**DESCRIPTION OF THE TASK**
Leave out every picture. Copy exactly the lines from the one holding "Clone this chart in D3.js." through the one holding "d3.scaleLinear().domain([0, 80000]).range([pBottom, pTop]);".
━━━ GIVEN DATA
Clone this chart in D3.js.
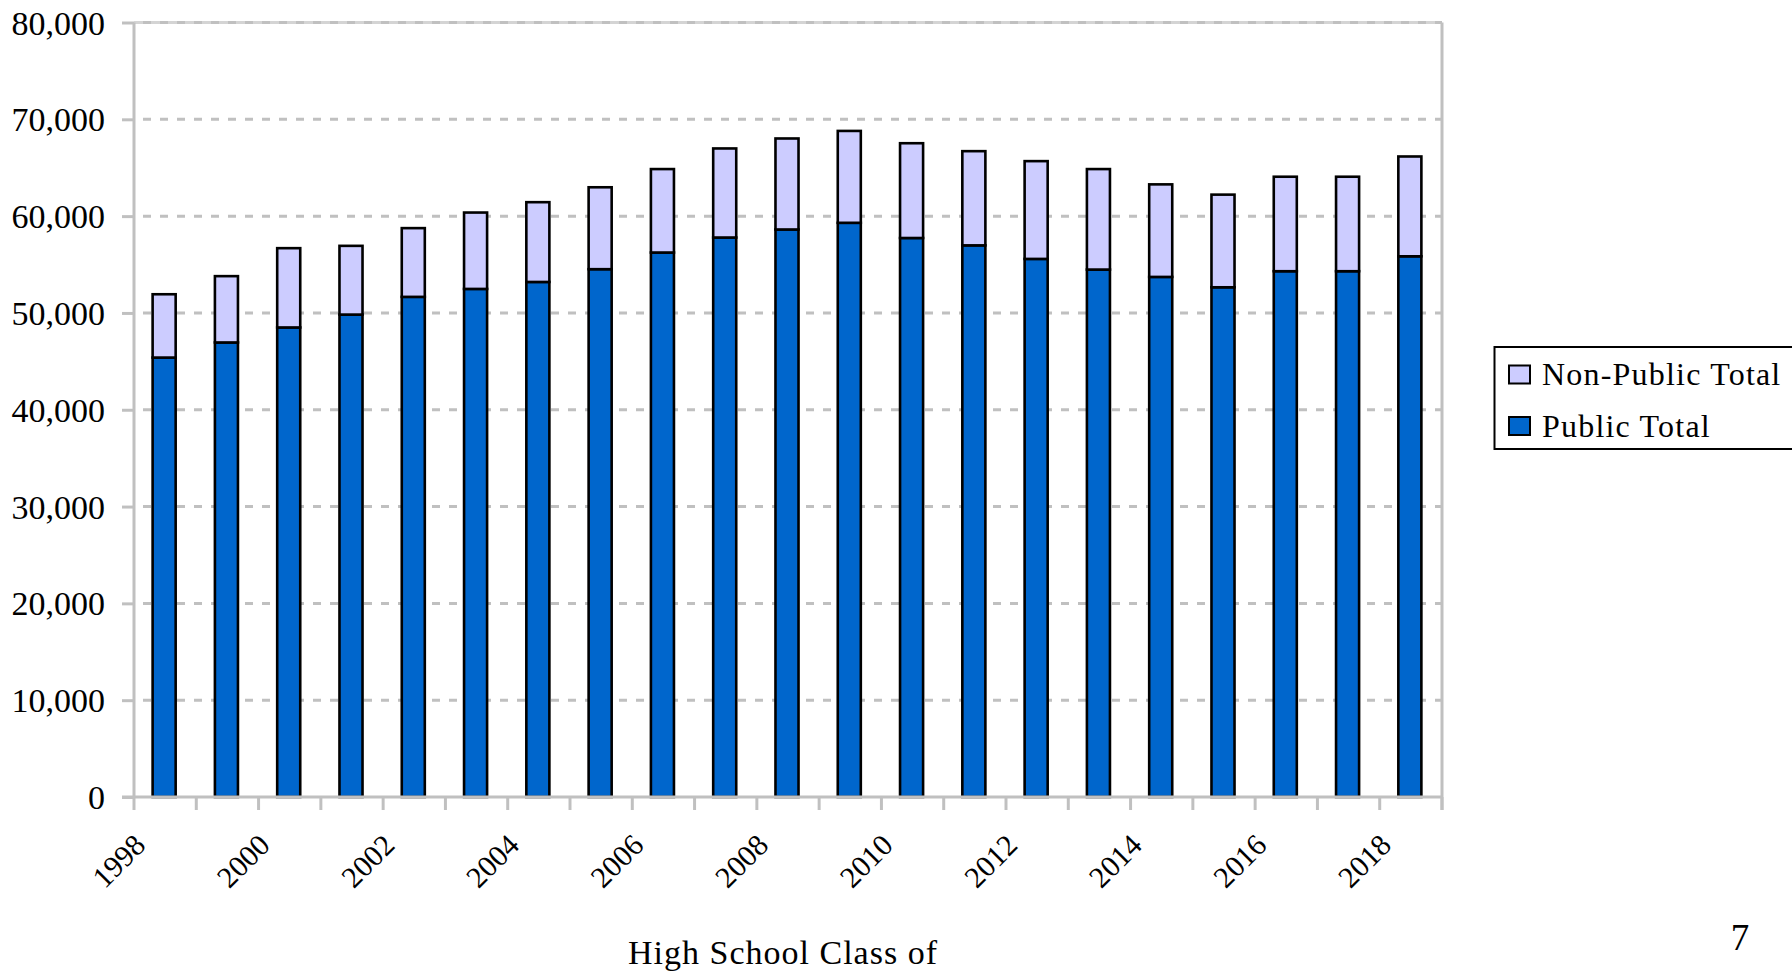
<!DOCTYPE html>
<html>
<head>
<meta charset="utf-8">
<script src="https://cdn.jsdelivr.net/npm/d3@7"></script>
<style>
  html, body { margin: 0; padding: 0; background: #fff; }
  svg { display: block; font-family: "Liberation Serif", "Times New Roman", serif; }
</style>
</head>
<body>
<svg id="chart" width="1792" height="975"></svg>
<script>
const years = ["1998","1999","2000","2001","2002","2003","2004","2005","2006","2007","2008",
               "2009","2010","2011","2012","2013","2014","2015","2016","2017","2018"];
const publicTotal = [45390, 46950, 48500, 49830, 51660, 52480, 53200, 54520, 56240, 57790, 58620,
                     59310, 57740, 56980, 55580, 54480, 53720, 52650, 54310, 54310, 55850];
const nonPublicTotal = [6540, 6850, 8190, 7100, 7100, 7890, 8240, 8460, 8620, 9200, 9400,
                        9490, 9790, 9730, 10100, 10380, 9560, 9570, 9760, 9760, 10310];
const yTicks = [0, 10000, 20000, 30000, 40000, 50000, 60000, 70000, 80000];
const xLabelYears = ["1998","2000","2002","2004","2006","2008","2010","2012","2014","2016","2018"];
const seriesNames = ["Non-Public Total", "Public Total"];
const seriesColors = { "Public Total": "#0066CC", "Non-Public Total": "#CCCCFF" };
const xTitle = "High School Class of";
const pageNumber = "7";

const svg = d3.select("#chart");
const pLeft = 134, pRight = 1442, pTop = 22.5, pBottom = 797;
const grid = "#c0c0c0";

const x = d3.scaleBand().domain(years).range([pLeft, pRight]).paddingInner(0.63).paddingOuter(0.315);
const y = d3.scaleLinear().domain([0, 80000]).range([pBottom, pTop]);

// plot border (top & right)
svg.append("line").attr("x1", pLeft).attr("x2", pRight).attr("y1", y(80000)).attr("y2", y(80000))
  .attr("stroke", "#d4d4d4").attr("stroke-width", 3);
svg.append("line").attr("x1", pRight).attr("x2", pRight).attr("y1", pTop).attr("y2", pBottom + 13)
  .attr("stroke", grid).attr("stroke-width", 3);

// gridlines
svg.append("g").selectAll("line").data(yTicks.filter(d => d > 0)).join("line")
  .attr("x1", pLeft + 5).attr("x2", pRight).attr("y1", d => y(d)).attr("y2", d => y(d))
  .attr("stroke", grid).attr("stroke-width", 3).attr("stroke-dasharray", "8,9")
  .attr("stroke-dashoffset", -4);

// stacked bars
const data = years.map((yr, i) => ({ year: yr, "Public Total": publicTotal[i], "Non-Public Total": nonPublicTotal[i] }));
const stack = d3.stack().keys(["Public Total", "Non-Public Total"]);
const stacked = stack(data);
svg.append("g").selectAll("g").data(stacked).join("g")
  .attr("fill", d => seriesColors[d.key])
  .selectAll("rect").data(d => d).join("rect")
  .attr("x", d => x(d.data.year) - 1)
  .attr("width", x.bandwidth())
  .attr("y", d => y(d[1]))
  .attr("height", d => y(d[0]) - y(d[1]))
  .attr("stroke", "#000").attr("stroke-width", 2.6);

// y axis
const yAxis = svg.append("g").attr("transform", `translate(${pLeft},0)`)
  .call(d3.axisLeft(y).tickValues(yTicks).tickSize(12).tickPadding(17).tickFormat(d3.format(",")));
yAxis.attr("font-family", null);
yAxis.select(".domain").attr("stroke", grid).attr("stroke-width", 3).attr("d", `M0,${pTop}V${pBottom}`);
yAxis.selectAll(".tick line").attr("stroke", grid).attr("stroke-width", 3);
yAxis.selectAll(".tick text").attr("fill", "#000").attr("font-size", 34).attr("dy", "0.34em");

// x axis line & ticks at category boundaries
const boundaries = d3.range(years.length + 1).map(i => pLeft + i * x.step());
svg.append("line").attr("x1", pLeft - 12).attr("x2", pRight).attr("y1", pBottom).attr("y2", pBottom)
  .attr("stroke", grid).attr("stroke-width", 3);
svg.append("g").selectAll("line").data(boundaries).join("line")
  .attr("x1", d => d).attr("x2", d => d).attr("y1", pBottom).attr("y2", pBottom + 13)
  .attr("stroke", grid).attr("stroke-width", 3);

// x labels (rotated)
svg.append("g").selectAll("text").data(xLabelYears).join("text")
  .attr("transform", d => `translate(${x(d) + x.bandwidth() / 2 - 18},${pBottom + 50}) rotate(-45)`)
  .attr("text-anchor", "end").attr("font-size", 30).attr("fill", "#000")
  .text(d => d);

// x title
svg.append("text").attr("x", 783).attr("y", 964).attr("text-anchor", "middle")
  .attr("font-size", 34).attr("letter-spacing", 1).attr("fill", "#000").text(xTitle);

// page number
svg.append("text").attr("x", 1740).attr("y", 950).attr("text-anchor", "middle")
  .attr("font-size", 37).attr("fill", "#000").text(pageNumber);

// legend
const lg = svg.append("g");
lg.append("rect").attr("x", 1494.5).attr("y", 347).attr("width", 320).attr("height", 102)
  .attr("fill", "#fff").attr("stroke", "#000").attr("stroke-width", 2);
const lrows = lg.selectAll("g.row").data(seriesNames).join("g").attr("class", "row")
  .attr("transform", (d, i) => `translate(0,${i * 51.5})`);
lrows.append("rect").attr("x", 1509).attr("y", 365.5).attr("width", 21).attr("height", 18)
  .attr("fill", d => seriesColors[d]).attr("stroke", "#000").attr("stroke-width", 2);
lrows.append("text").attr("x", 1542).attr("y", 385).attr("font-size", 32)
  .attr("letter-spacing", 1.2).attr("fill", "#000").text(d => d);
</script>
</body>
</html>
━━━━━━
━━━ GIVEN DATA
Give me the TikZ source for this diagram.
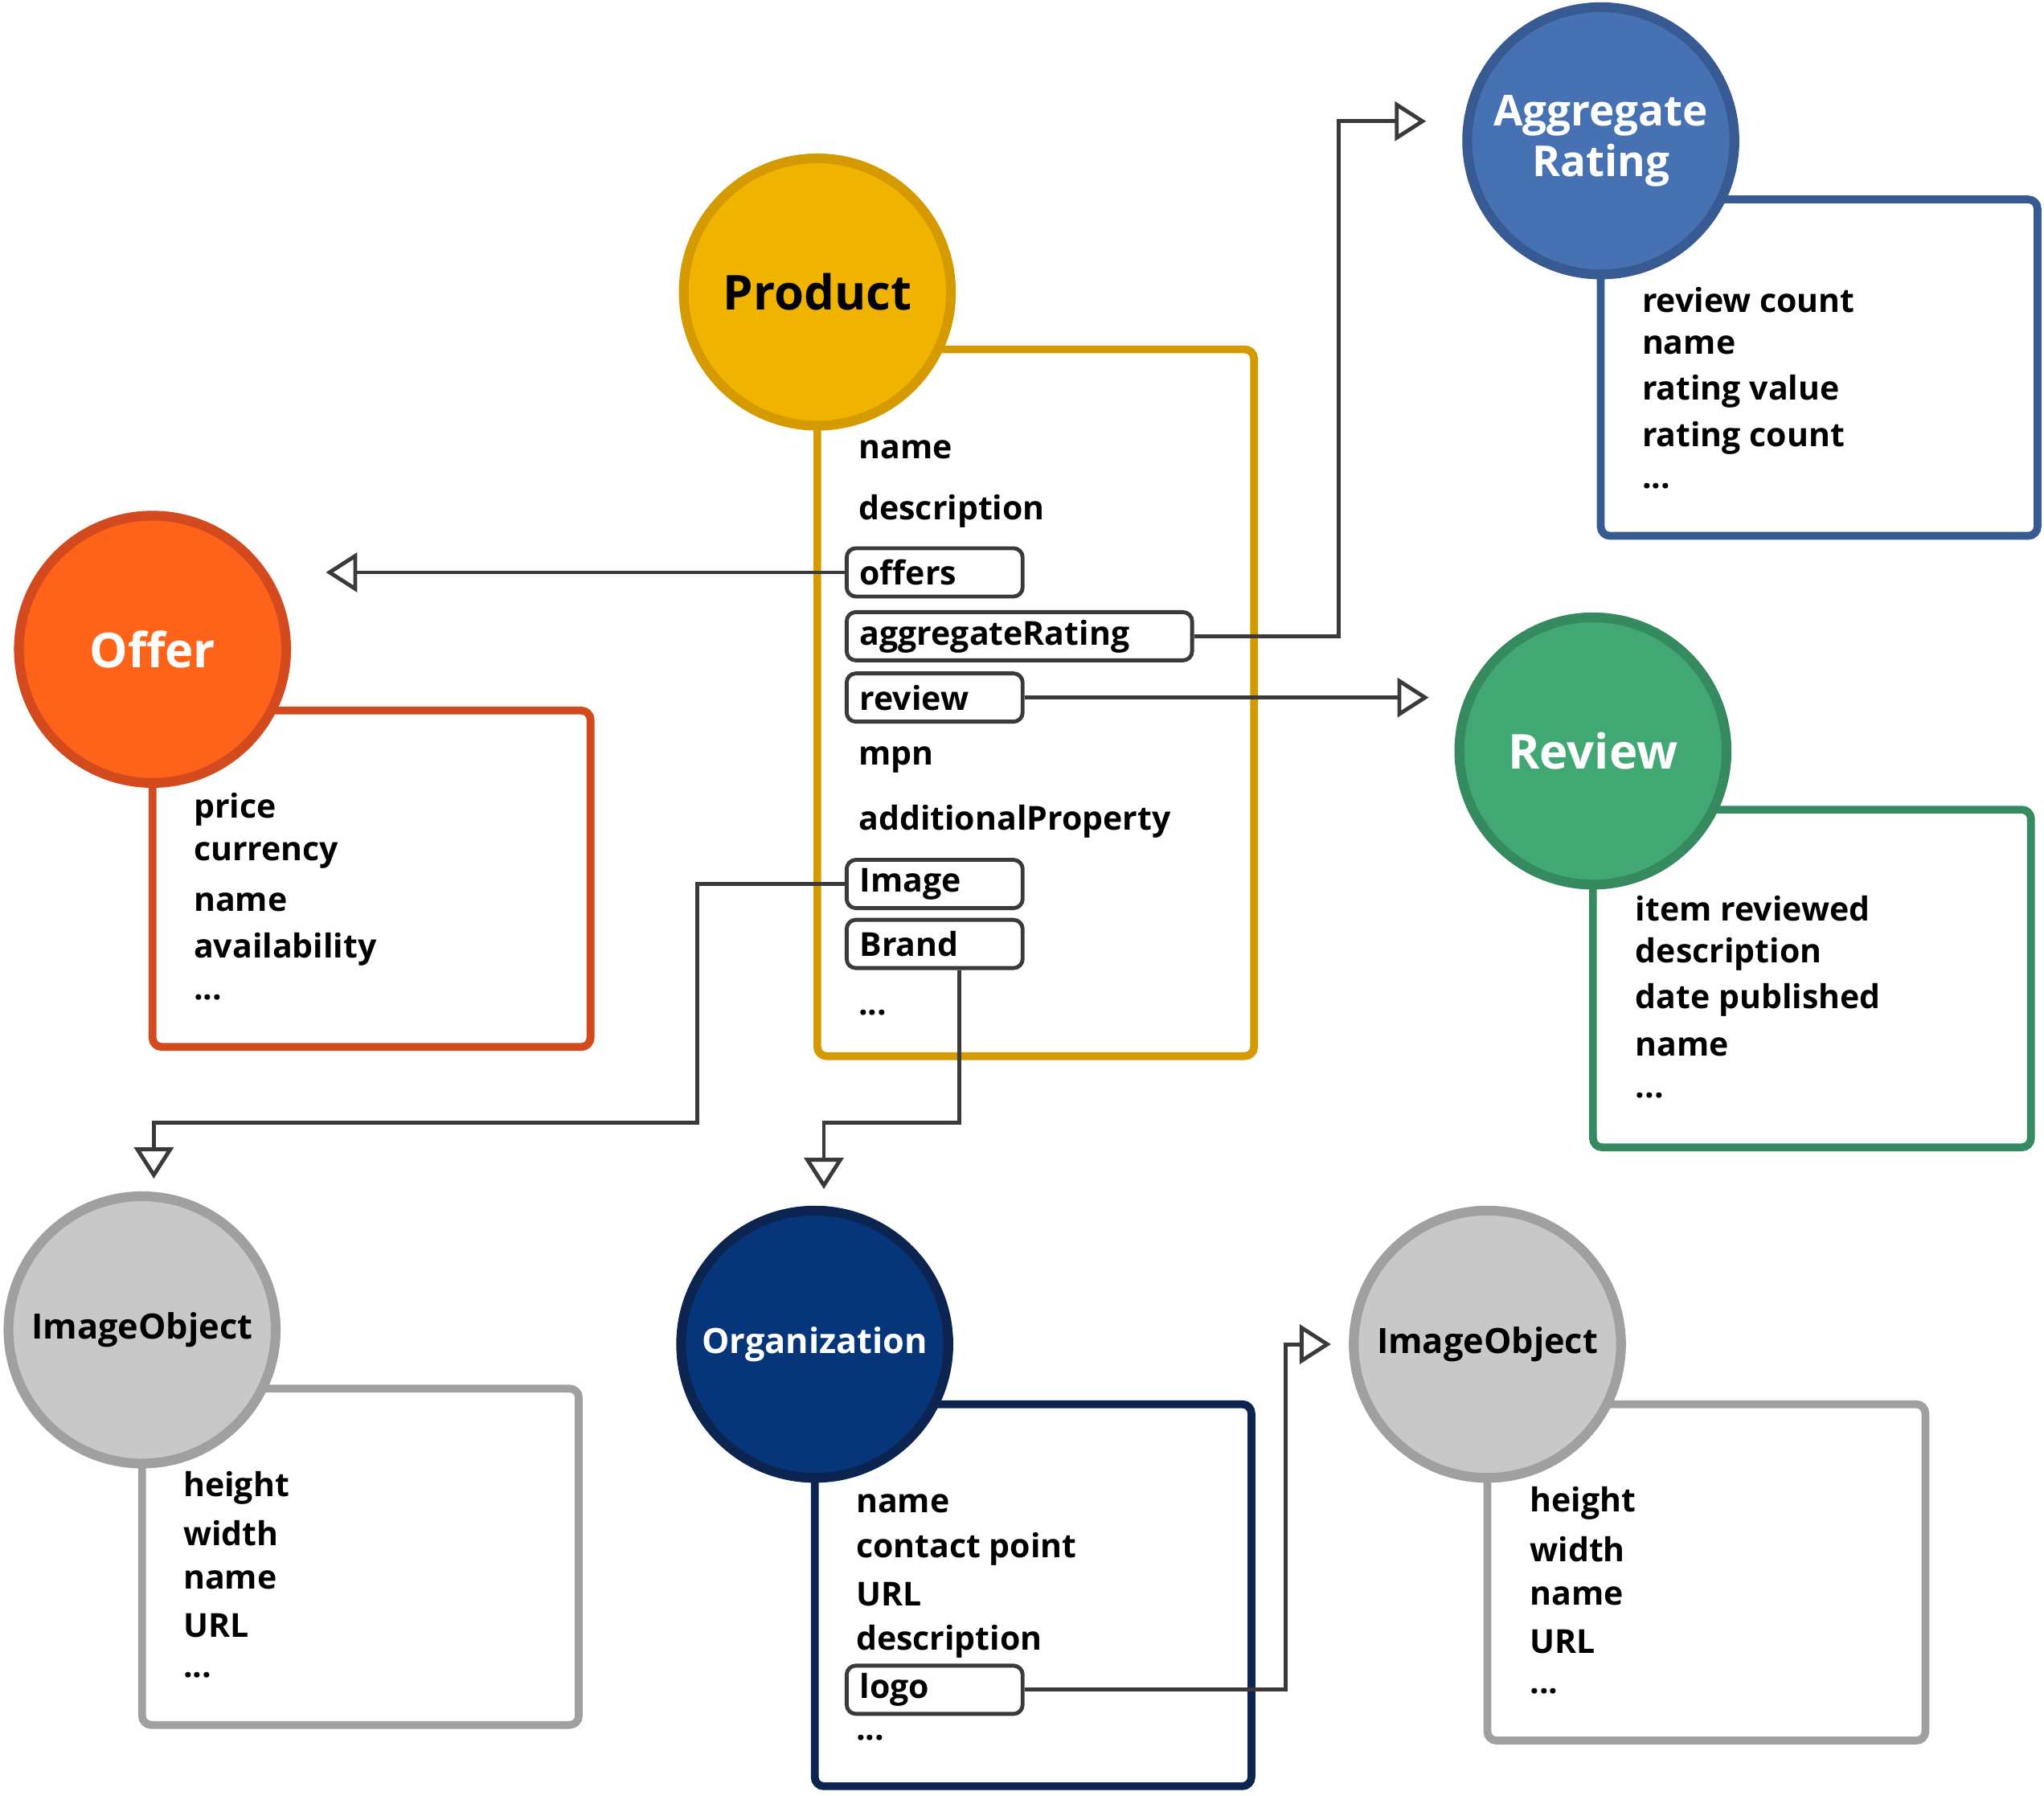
━━━━━━
**RESULT**
Clone this chart in D3.js.
<!DOCTYPE html>
<html>
<head>
<meta charset="utf-8">
<script src="https://cdn.jsdelivr.net/npm/d3@7"></script>
<style>
  html, body { margin: 0; padding: 0; background: #fff; }
  svg { display: block; font-family: "Liberation Serif", "Times New Roman", serif; }
</style>
</head>
<body>
<svg id="chart" width="1792" height="975"></svg>
<script>
const years = ["1998","1999","2000","2001","2002","2003","2004","2005","2006","2007","2008",
               "2009","2010","2011","2012","2013","2014","2015","2016","2017","2018"];
const publicTotal = [45390, 46950, 48500, 49830, 51660, 52480, 53200, 54520, 56240, 57790, 58620,
                     59310, 57740, 56980, 55580, 54480, 53720, 52650, 54310, 54310, 55850];
const nonPublicTotal = [6540, 6850, 8190, 7100, 7100, 7890, 8240, 8460, 8620, 9200, 9400,
                        9490, 9790, 9730, 10100, 10380, 9560, 9570, 9760, 9760, 10310];
const yTicks = [0, 10000, 20000, 30000, 40000, 50000, 60000, 70000, 80000];
const xLabelYears = ["1998","2000","2002","2004","2006","2008","2010","2012","2014","2016","2018"];
const seriesNames = ["Non-Public Total", "Public Total"];
const seriesColors = { "Public Total": "#0066CC", "Non-Public Total": "#CCCCFF" };
const xTitle = "High School Class of";
const pageNumber = "7";

const svg = d3.select("#chart");
const pLeft = 134, pRight = 1442, pTop = 22.5, pBottom = 797;
const grid = "#c0c0c0";

const x = d3.scaleBand().domain(years).range([pLeft, pRight]).paddingInner(0.63).paddingOuter(0.315);
const y = d3.scaleLinear().domain([0, 80000]).range([pBottom, pTop]);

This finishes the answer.